We built the SIFT database for academic purposes and agreed to add the person who builds the SIFT database as an author on the paper. How can I contact you?

Thank you Pauline.
Sun

pauline-ng commented 3 years ago

@sunshichao0916

I tried looking up your email address. Is it something like 3........33@qq.com ?

If yes, please check your inbox and respond to me, and we can get the ball rolling.

Thanks, Pauline

sunshichao0916 commented 3 years ago

Updata:First, I removed the protein sequence containing "XXX", and then divided the large file into several separate files according to the chromosome number. When I ran the build data command again, the database was built successfully.

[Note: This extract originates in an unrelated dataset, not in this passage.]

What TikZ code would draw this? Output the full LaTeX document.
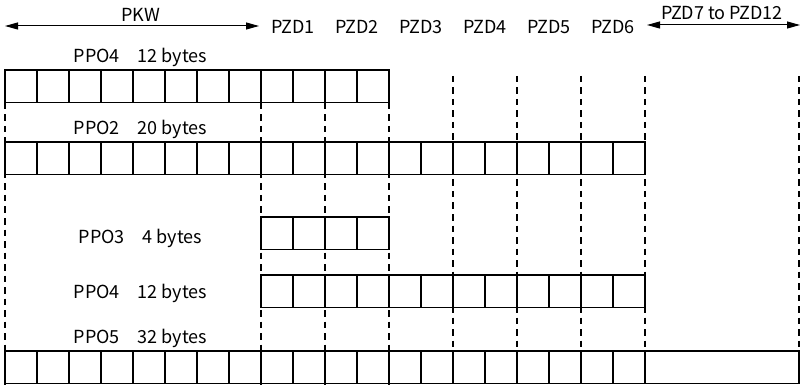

cfz1998 commented 2 years ago

Updata:First, I removed the protein sequence containing "XXX", and then divided the large file into several separate files according to the chromosome number. When I ran the build data command again, the database was built successfully. Thanks a lot! 小姐姐

pauline-ng commented 2 years ago

Great, thanks for figuring it out!

cfz1998 commented 2 years ago

Great, thanks for figuring it out!

Hey! pauline It's fine when I divide the chromosomes into operation. But I don't understand the "PROTEIN_DB=". When I build a database for a species, do I have to use the proteome of this species, or is this option to select relative species of this species?

Thank you! dcf

pauline-ng commented 2 years ago

Hi Dcf,

PROTEIN_DB should be a database of protein sequences like NCB redundant, SWISS-PROT/Trembl, etc. SIFT will search for homologous sequences from this database.

Thanks, Pauline

cfz1998 commented 2 years ago

Hi, Pauline.I got it! Thank you very much!